Lets do that now. Copy settings_local.template to settings_local.py, then replace the SECRET_KEY with your own randomly-generated key:
SECRET_KEY = 'SOME_RANDOMLY_GENERATED_GOBBLYGOOK_VERY_SECRET'
Add the following lines, altering as needed to allow connection to your local postgres database:
DATABASES = {
'default': {
'ENGINE': 'django.contrib.gis.db.backends.postgis',
'NAME': 'example',
'USER': 'postgres',
'HOST': 'localhost',
}
}
Handling static media¶
Because a Madrona instance is split between madrona (the core functionality) and the project-specific code, static media files such as html, javascript, css, images, etc. may exist in both. Django expects all the static media to be in a single directory. In order to merge the madrona media with the project media, you need to create an empty mediaroot directory and set it as your MEDIA_ROOT in the project settings_local.py
mkdir /path/to/test_media
Now add the following to you settings_local.py:
MEDIA_ROOT = '/path/to/test_media'
Then use the ‘install_media’ management command to merge all the media files into the MEDIA_ROOT directory.:
python manage.py install_media
To setup the database schema and populate with some initial data, run the django syncdb command from within the test_project directory:
python manage.py syncdb
Use the migrate command to handle creating the schemas and populating the database for those applications which are under migration control:
python manage.py migrate
Enable sharing globally for the site:
python manage.py enable_sharing
Set up the site to run under a particular domain, in this case just on localhost port 8000:
python manage.py site localhost:8000
Test and run the development server¶
Confirm that everything is working as expected by running the tests:
python utils/run_tests.py
If everything looks good, turn on the dev server:
python manage.py runserver
Go to http://localhost:8000/admin/ in a browser and use the authentication credentials specified when syncdb was run. At http://localhost:8000/ the interface should render with sample data.
Next steps¶
Madrona has fixtures containing test data that is installed on database setup like an example Study Region and madrona.layers - KML Data Layers. This makes it easy to verify the installation and learn how the tool works. For use in an actual planning session these default datasets will need to be replaced.
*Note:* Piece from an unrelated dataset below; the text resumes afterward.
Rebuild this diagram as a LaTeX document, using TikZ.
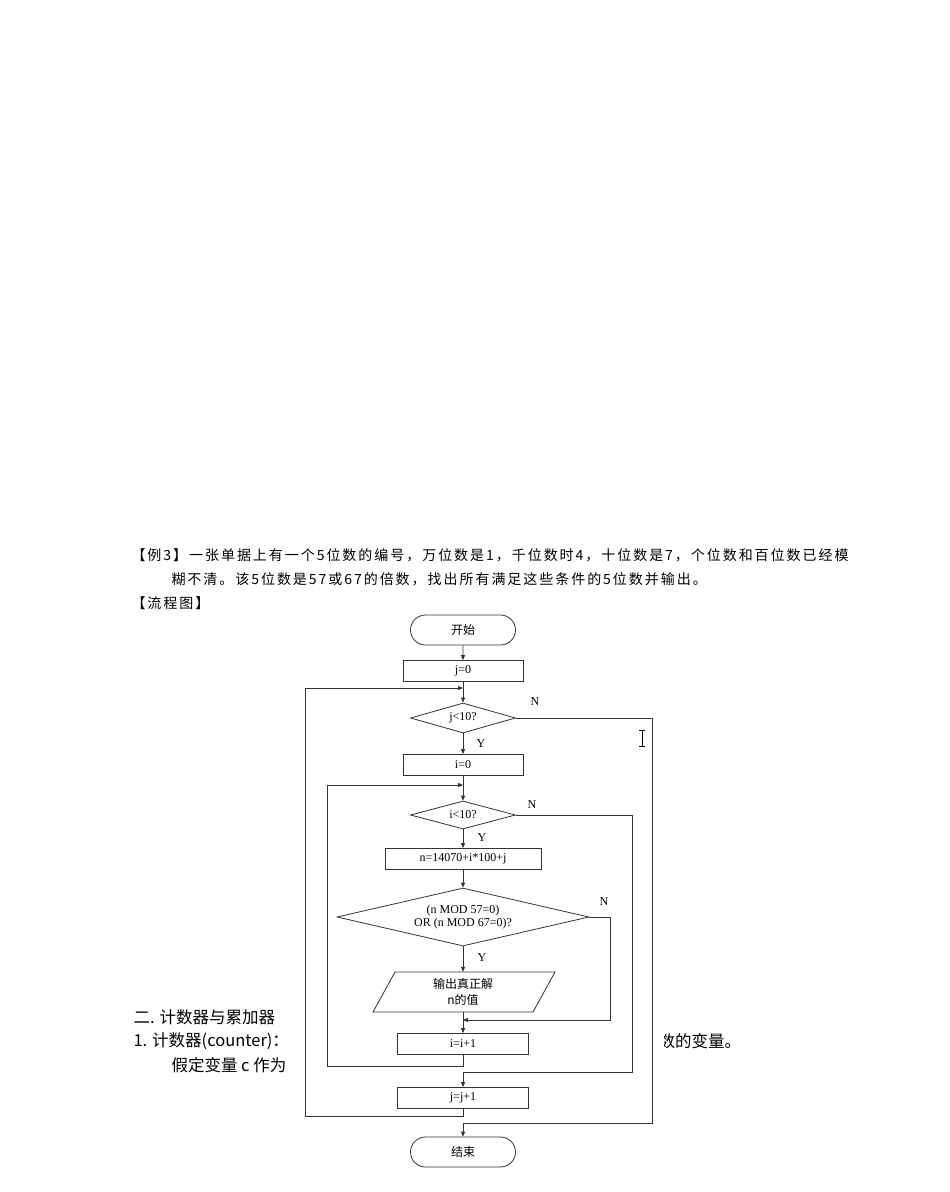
\documentclass[tikz,border=0pt]{standalone}
\usepackage{fontspec}
\setmainfont{Liberation Serif}
\newfontfamily\cjk{Noto Sans CJK SC}
\newfontfamily\cjkw[LetterSpace=14]{Noto Sans CJK SC}
\usetikzlibrary{shapes.geometric,shapes.misc,arrows.meta}
\begin{document}
\begin{tikzpicture}[x=1pt,y=-1pt,
  ln/.style={line width=0.8pt,draw=black!80},
  arr/.style={ln,-{Triangle[length=5pt,width=4pt]}},
  box/.style={ln,rectangle,minimum height=21pt,inner sep=0pt,font=\fontsize{12}{13}\selectfont},
  term/.style={ln,rounded rectangle,minimum width=105pt,minimum height=30pt,inner sep=0pt,font=\cjk\fontsize{12}{13}\selectfont},
  dia/.style={ln,diamond,aspect=3.5,inner sep=0pt,font=\fontsize{12}{13}\selectfont},
  lbl/.style={font=\fontsize{12}{13}\selectfont},
  bt/.style={anchor=west,font=\cjkw\fontsize{14}{15}\selectfont},
  ct/.style={anchor=west,font=\cjk\fontsize{16.5}{17}\selectfont}]
\useasboundingbox (0,0) rectangle (950,1192);
% page text
\node[bt] (t1) at (128,555) {【例3】一张单据上有一个5位数的编号，万位数是1，千位数时4，十位数是7，个位数和百位数已经模};
\node[bt] (t2) at (168,579) {糊不清。该5位数是57或67的倍数，找出所有满足这些条件的5位数并输出。};
\node[bt] (t3) at (128,603) {【流程图】};
\node[ct] (t4) at (130,1017) {二. 计数器与累加器};
\node[ct] (t5) at (130,1041) {1. 计数器(counter)：};
\node[ct] (t6) at (168,1065) {假定变量 c 作为};
\node[ct] (t7) at (655,1041) {数的变量。};
\fill[white] (298,612) rectangle (664,1172);
% flowchart
\node[term] (start) at (463,630) {开始};
\node[box,minimum width=120pt] (j0) at (463,671) {j=0};
\node[dia,minimum width=105pt,minimum height=30pt] (dj) at (463,718) {j<10?};
\node[box,minimum width=120pt] (i0) at (463,765) {i=0};
\node[dia,minimum width=105pt,minimum height=28pt] (di) at (463,815) {i<10?};
\node[box,minimum width=156pt] (n) at (463,859) {n=14070+i*100+j};
\node[dia,minimum width=252pt,minimum height=58pt,align=center] (dm) at (463,917) {(n MOD 57=0)\\OR (n MOD 67=0)?};
\draw[ln] (373,1012) -- (395,972) -- (555,972) -- (533,1012) -- cycle;
\node[inner sep=0pt,align=center,font=\cjk\fontsize{12}{16}\selectfont,minimum width=160pt,minimum height=40pt] (out) at (463,992) {输出真正解\\n的值};
\node[box,minimum width=131pt] (ii) at (463,1044) {i=i+1};
\node[box,minimum width=131pt] (jj) at (463,1098) {j=j+1};
\node[term] (end) at (463,1152) {结束};
\coordinate (ja) at (463,688);
\coordinate (ia) at (463,785);
\coordinate (ma) at (463,1020);
\draw[arr] (start) -- (j0);
\draw[arr] (j0) -- (dj);
\draw[arr] (dj) -- (i0);
\draw[arr] (i0) -- (di);
\draw[arr] (di) -- (n);
\draw[arr] (n) -- (dm);
\draw[arr] (dm) -- (out);
\draw[arr] (out) -- (ii);
\draw[arr] (dm.east) -- (610,917) -- (610,1020) -- (ma);
\draw[arr] (ii.south) -- (463,1066) -- (327,1066) -- (327,785) -- (ia);
\draw[arr] (di.east) -- (632,815) -- (632,1072) -- (463,1072) -- (jj.north);
\draw[arr] (jj.south) -- (463,1116) -- (305,1116) -- (305,688) -- (ja);
\draw[arr] (dj.east) -- (652,718) -- (652,1123) -- (463,1123) -- (end.north);
\node[lbl] (ln1) at (535,702) {N};
\node[lbl] (ly1) at (481,744) {Y};
\node[lbl] (ln2) at (532,805) {N};
\node[lbl] (ly2) at (482,838) {Y};
\node[lbl] (ln3) at (604,902) {N};
\node[lbl] (ly3) at (482,958) {Y};
% text cursor
\draw[line width=0.8pt] (642,730) -- (642,746) (639,730) -- (645,730) (639,746) -- (645,746);
\end{tikzpicture}
\end{document}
While the above shows a minimal bare-bones project, it’s not a very interesting example. From here we might want to expand on the configuration of our features a bit, adding manipulators, attributes, verbose name, and custom links to the Options:
@register
class Mpa(PolygonFeature):
designation = models.CharField()
class Options:
verbose_name = 'Marine Protected Area'
form = 'oregon.omm.models.MpaForm'
manipulators = [ 'madrona.manipulators.manipulators.ClipToStudyRegion' ]
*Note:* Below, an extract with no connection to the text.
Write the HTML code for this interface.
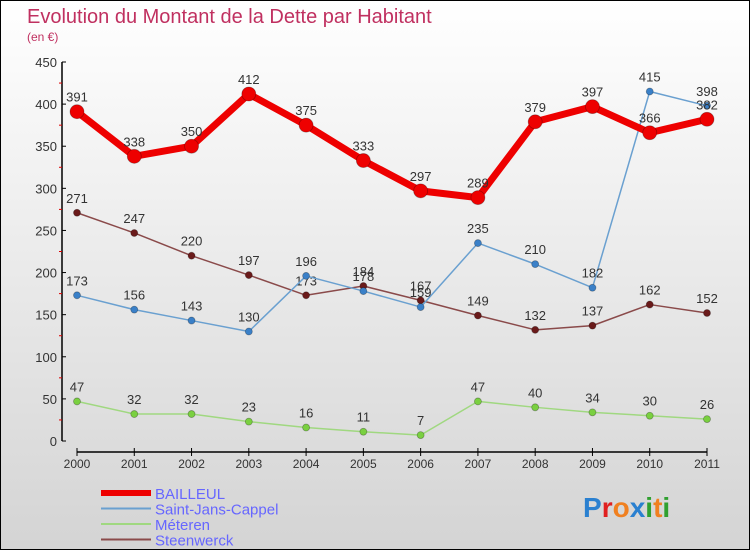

optional_manipulators = [ 'madrona.manipulators.manipulators.ClipToGraticuleManipulator' ]
links = (
related('Habitat Spreadsheet',
'oregon.omm.views.habitat_spreadsheet',
select='single',
type='application/xls'
),
)
Note
The above Mpa feature has a custom link for a Habitat Spreadsheet; the oregon.omm.views.habitat_spreadsheet view would need to be written for this to function properly. For more info see documentation on Creating Link Views TODO.
See the documentation in the following sections to customize Madrona as needed:
- madrona.features - Spatial Content Management of Features
- madrona.studyregion - The Study Region
- Deployment
- madrona.layers - KML Data Layers
- Managing Users in Madrona
- Migrations for Database Schema Changes
- madrona.manipulators - Manipulators
- madrona.staticmap - Static Map Data Layers
- Sharing Features and Collections
- Template Customization
The setup this guide has walked through only specifies how to run the django development server. To setup a public facing website using Apache, consult the Deployment notes.